Chama atenção a ilustração que Matheus Armando faz para o poema de Gabriel Feitosa, trazendo novas camadas de interpretação para o texto. Com traços realistas, o artista traz a figura de uma caveira com uma placa com as inscrições “Idade: Sexo: Cor:”, sem preenchimento. A imagem nos faz pensar que, em essência, características físicas que definem nossa identidade, não significam nada ao nos despirmos dela. Além disso, a assinatura do artista no meio do desenho também é reveladora, destacando a própria questão da autoestima, levantada no texto.

As ilustrações do coletivo, tão impactantes quanto sua própria produção escrita, revelam a assimilação de diferentes culturas e estilos. Os desenhos de Matheus Filho, influenciados por mangás e animes, e as linhas de Ramon, que evocam desde os cordéis nordestinos até histórias em quadrinhos contemporâneas, exemplificam essa diversidade.

Os jovens do coletivo revisitam pontos fundamentais da produção artística contemporânea, abordando temas como o uso de drogas, questões de saúde mental e a liberdade sexual.
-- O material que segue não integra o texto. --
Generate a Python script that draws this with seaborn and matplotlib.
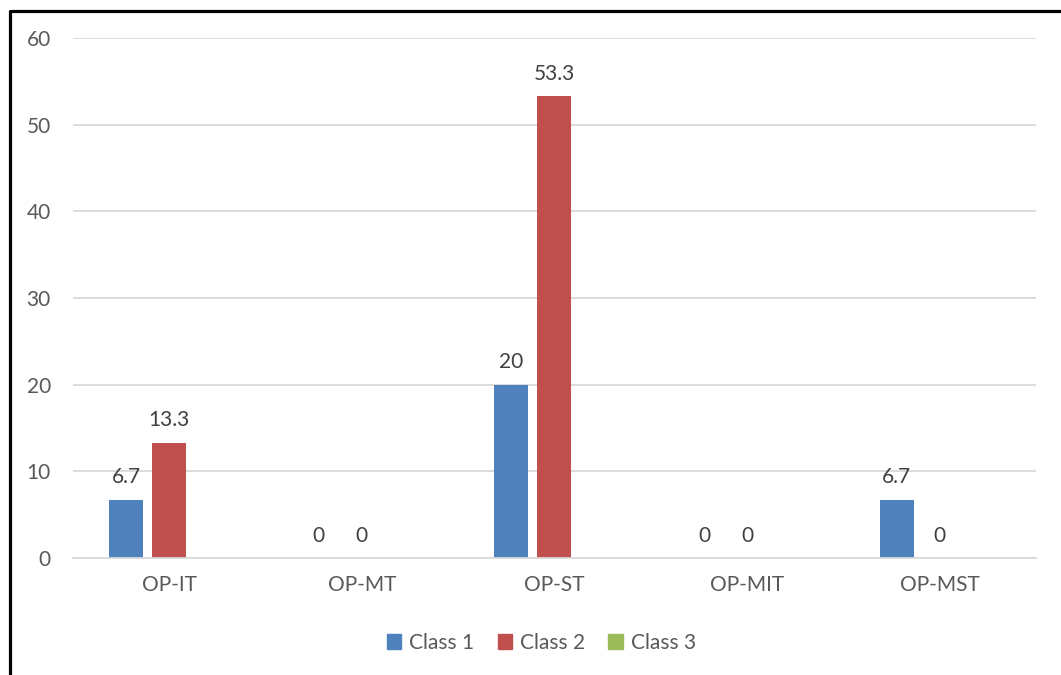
import numpy as np
import pandas as pd
import matplotlib
matplotlib.use("Agg")
import matplotlib.pyplot as plt
from matplotlib.lines import Line2D
import seaborn as sns

# Data
categories = ["OP-IT", "OP-MT", "OP-ST", "OP-MIT", "OP-MST"]
class_1 = [6.7, 0, 20, 0, 6.7]
class_2 = [13.3, 0, 53.3, 0, 0]
class_3 = [0, 0, 0, 0, 0]
series_names = ["Class 1", "Class 2", "Class 3"]
y_ticks = [0, 10, 20, 30, 40, 50, 60]

colors = ["#4F81BD", "#C0504D", "#9BBB59"]

df = pd.DataFrame({
    "category": categories * 3,
    "series": np.repeat(series_names, len(categories)),
    "value": class_1 + class_2 + class_3,
})

sns.set_theme(style="white")
plt.rcParams["font.family"] = ["Lato", "DejaVu Sans"]

fig = plt.figure(figsize=(10.61, 6.75), dpi=100)
ax = fig.add_axes([0.0688, 0.1733, 0.9076, 0.7704])

sns.barplot(data=df, x="category", y="value", hue="series",
            order=categories, hue_order=series_names, palette=colors,
            saturation=1, width=0.67, gap=0.21, linewidth=0, ax=ax,
            legend=True)

# Value labels for the first two series only
for container, name in zip(ax.containers, series_names):
    if name == "Class 3":
        continue
    ax.bar_label(container, labels=[f"{v:g}" for v in container.datavalues],
                 padding=9, fontsize=15, color="#404040")

ax.set_ylim(0, 60)
ax.set_xlim(-0.5, len(categories) - 0.5)
ax.set_yticks(y_ticks)
ax.set_yticklabels([str(t) for t in y_ticks])
ax.grid(axis="y", color="#D9D9D9", linewidth=1.3)
ax.set_axisbelow(True)
for side in ["top", "right", "left"]:
    ax.spines[side].set_visible(False)
ax.spines["bottom"].set_color("#D9D9D9")
ax.spines["bottom"].set_linewidth(1.3)
ax.tick_params(axis="y", length=0, pad=16, labelsize=15, labelcolor="#595959")
ax.tick_params(axis="x", length=0, pad=12, labelsize=15, labelcolor="#595959")
ax.set_xlabel("")
ax.set_ylabel("")

ax.get_legend().remove()
handles = [plt.Rectangle((0, 0), 1, 1, color=c) for c in colors]
fig.legend(handles, series_names, loc="center", bbox_to_anchor=(0.5104, 0.0474),
           ncol=3, frameon=False, fontsize=15, handlelength=0.7,
           handleheight=0.7, handletextpad=0.4, columnspacing=1.1,
           labelcolor="#595959")

# Outer frame (top and left edges)
fig.add_artist(Line2D([10.5 / 1061, 1.0], [1 - 10.5 / 675, 1 - 10.5 / 675],
                      transform=fig.transFigure, color="black", linewidth=2.3))
fig.add_artist(Line2D([10 / 1061, 10 / 1061], [0.0, 1 - 10.5 / 675],
                      transform=fig.transFigure, color="black", linewidth=2.3))

fig.savefig("out.png", dpi=100, facecolor="white")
No entanto, essas temáticas são vistas sob uma perspectiva singular, que reflete as vivências únicas dos membros do grupo. Através de suas obras, percebemos claramente novas formas de entender e discutir esses assuntos, contribuindo para um diálogo mais amplo e inclusivo.

As drogas, antes idealizadas pela geração hippie e beatnik como um meio de liberação mental, são agora vistas como um fator de degradação física e social. Os problemas de saúde mental, outrora romantizados pelos jovens burgueses do século passado como sinônimo de genialidade, são apresentados como reflexos de uma realidade excludente e ansiogênica. A sexualização, por sua vez, não é mais percebida como uma experimentação hedonista, característica das gerações dos anos 1970 e 1980, mas como uma expressão da diversidade humana.
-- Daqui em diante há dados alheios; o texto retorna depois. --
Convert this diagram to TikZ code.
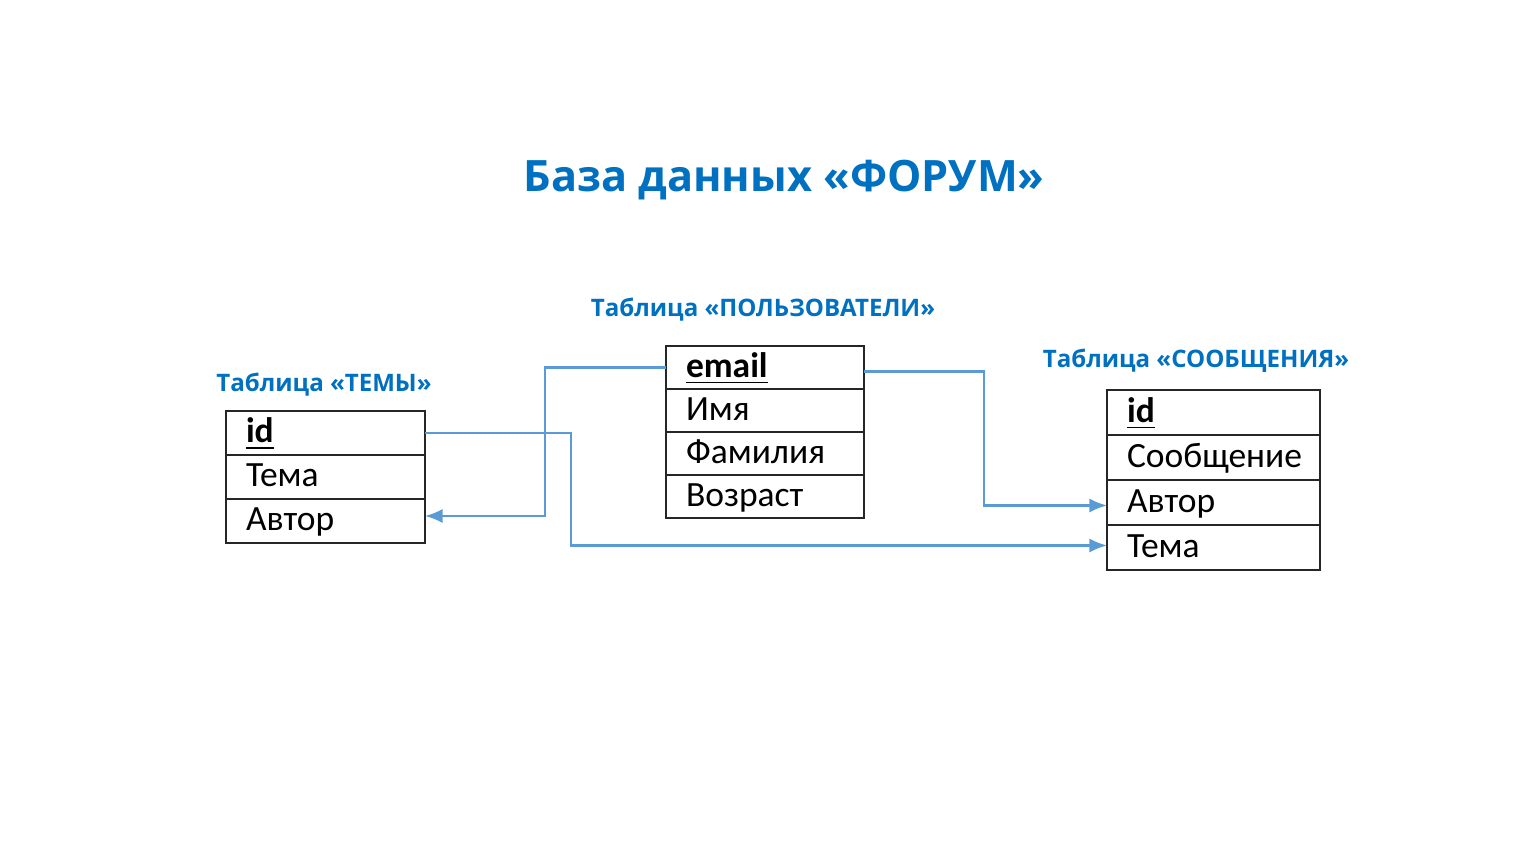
\documentclass[tikz,border=0pt]{standalone}
\usepackage{fontspec}
\setmainfont{Carlito}
\newfontfamily\headfont{Open Sans}
\usepackage{tikz}
\usetikzlibrary{arrows.meta,positioning,calc}
\definecolor{titleblue}{HTML}{0070C0}
\definecolor{linkblue}{HTML}{5B9BD5}
\tikzset{
  cell/.style={draw=black!85,line width=0.6pt,outer sep=0pt,inner xsep=0.2cm,inner ysep=0pt,
    text height=0.27cm,text depth=0.07cm,anchor=north west,font=\fontsize{10.1}{12}\selectfont},
  link/.style={-{Latex[length=5pt,width=4pt]},line width=0.6pt,linkblue},
  heading/.style={titleblue,anchor=base,font=\headfont\bfseries\fontsize{6.85}{8}\selectfont}
}

\begin{document}
\begin{tikzpicture}
    \useasboundingbox (0,0) rectangle (15.33,8.64);
    \node[titleblue,anchor=base,font=\headfont\bfseries\fontsize{12.3}{15}\selectfont] (title) at (7.84,6.72) {База данных «ФОРУМ»};

    % table ТЕМЫ
    \node[heading] (temy) at (3.24,4.72) {Таблица «ТЕМЫ»};
    \begin{scope}[cell/.append style={minimum width=1.99cm,minimum height=0.44cm,text width=1.59cm}]
      \node[cell] (temy-id) at (2.26,4.53) {\underline{\textbf{id}}};
      \node[cell,below=0pt of temy-id] (temy-tema) {Тема};
      \node[cell,below=0pt of temy-tema] (temy-avtor) {Автор};
    \end{scope}

    % table ПОЛЬЗОВАТЕЛИ
    \node[heading] (polz) at (7.63,5.47) {Таблица «ПОЛЬЗОВАТЕЛИ»};
    \begin{scope}[cell/.append style={minimum width=1.98cm,minimum height=0.43cm,text width=1.58cm}]
      \node[cell] (polz-email) at (6.66,5.18) {\underline{\textbf{email}}};
      \node[cell,below=0pt of polz-email] (polz-imya) {Имя};
      \node[cell,below=0pt of polz-imya] (polz-fam) {Фамилия};
      \node[cell,below=0pt of polz-fam] (polz-voz) {Возраст};
    \end{scope}

    % table СООБЩЕНИЯ
    \node[heading] (soob) at (11.96,4.96) {Таблица «СООБЩЕНИЯ»};
    \begin{scope}[cell/.append style={minimum width=2.13cm,minimum height=0.45cm,text width=1.73cm}]
      \node[cell] (soob-id) at (11.07,4.74) {\underline{\textbf{id}}};
      \node[cell,below=0pt of soob-id] (soob-msg) {Сообщение};
      \node[cell,below=0pt of soob-msg] (soob-avtor) {Автор};
      \node[cell,below=0pt of soob-avtor] (soob-tema) {Тема};
    \end{scope}

    \draw[link] (polz-email.west) -- ++(-1.21,0) |- ([yshift=0.05cm]temy-avtor.east);
    \draw[link] (temy-id.east) -- ++(1.46,0) |- ([yshift=0.02cm]soob-tema.west);
    \draw[link] ([yshift=-0.04cm]polz-email.east) -- ++(1.20,0) |- ([yshift=-0.03cm]soob-avtor.west);
\end{tikzpicture}
\end{document}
Desse ponto de vista, esta geração, que sofreu e ainda sofre as consequências de políticas públicas mal formuladas, mostra-se mais madura e consciente. Diferente das gerações anteriores, que estavam dispostas a negociar e até mesmo a ceder, esta acredita que concessões já foram feitas e que há espaço para retrocessos.
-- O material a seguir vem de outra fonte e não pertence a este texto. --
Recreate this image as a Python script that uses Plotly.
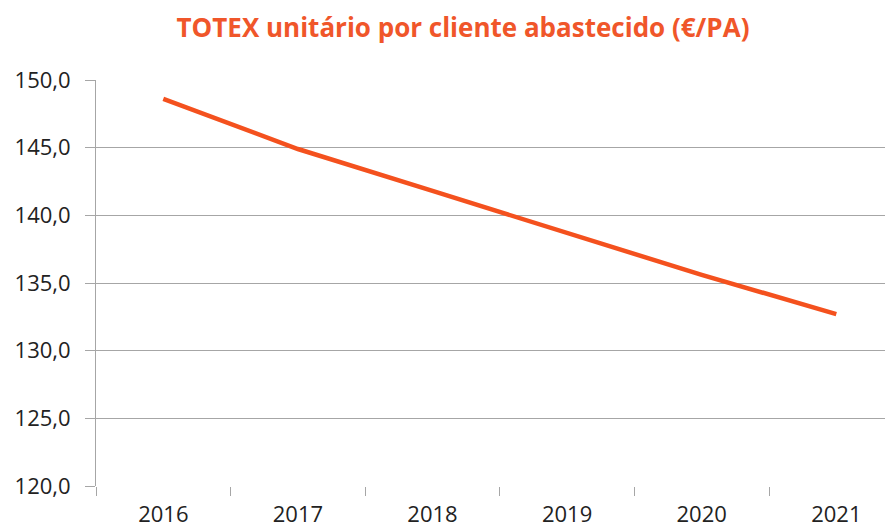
import plotly.graph_objects as go

years = ["2016", "2017", "2018", "2019", "2020", "2021"]
totex = [148.6, 144.9, 141.8, 138.7, 135.6, 132.7]
y_ticks = [120, 125, 130, 135, 140, 145, 150]

orange = "#F4511E"
grey = "#A6A6A6"

# the page adds an 8px body margin, so layout is offset by -8px
W, H = 893, 529
L, R = 88, 0
fig = go.Figure()
fig.add_trace(go.Scatter(x=years, y=totex, mode="lines",
                         line=dict(color=orange, width=4.5), showlegend=False))

fig.update_layout(
    width=W, height=H,
    margin=dict(l=L, r=R, t=72, b=51, autoexpand=False),
    paper_bgcolor="white", plot_bgcolor="white",
    separators=", ",
    title=dict(text="<b>TOTEX unitário por cliente abastecido (€/PA)</b>",
               x=455/W, xref="container", xanchor="center",
               y=1 - 20/H, yref="container", yanchor="middle",
               font=dict(family="Open Sans", size=26, color="#F0562A")),
    font=dict(family="Open Sans", size=22, color="#222222"),
)
fig.update_xaxes(
    type="category", range=[-0.5, -0.5 + (W - L - R)/134.6], autorange=False,
    tickson="boundaries", ticks="outside", ticklen=9, tickcolor=grey,
    showgrid=False, showline=False, zeroline=False, automargin=False,
    ticklabelstandoff=13, tickfont=dict(size=22),
)
fig.update_yaxes(
    range=[120, 150], autorange=False, tickvals=y_ticks, tickformat=".1f",
    showgrid=True, gridcolor=grey, gridwidth=1,
    showline=True, linecolor=grey, linewidth=1,
    ticks="outside", ticklen=10, tickcolor=grey, automargin=False,
    ticklabelstandoff=10, zeroline=False, tickfont=dict(size=22),
)
fig.write_html("out.html")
Por fim, é necessário dizer que o trabalho do Coletivo Vozes Periféricas se posiciona como uma produção textual e visual inserida no contexto da arte e da cultura marginal. Trata-se de uma produção afiada, desafiadora e ousada, que expõe as mazelas da comunidade, ao mesmo tempo em traz sensibilidade e frescor, qualidades estas que apenas escritores e artistas desse contexto podem nos oferecer.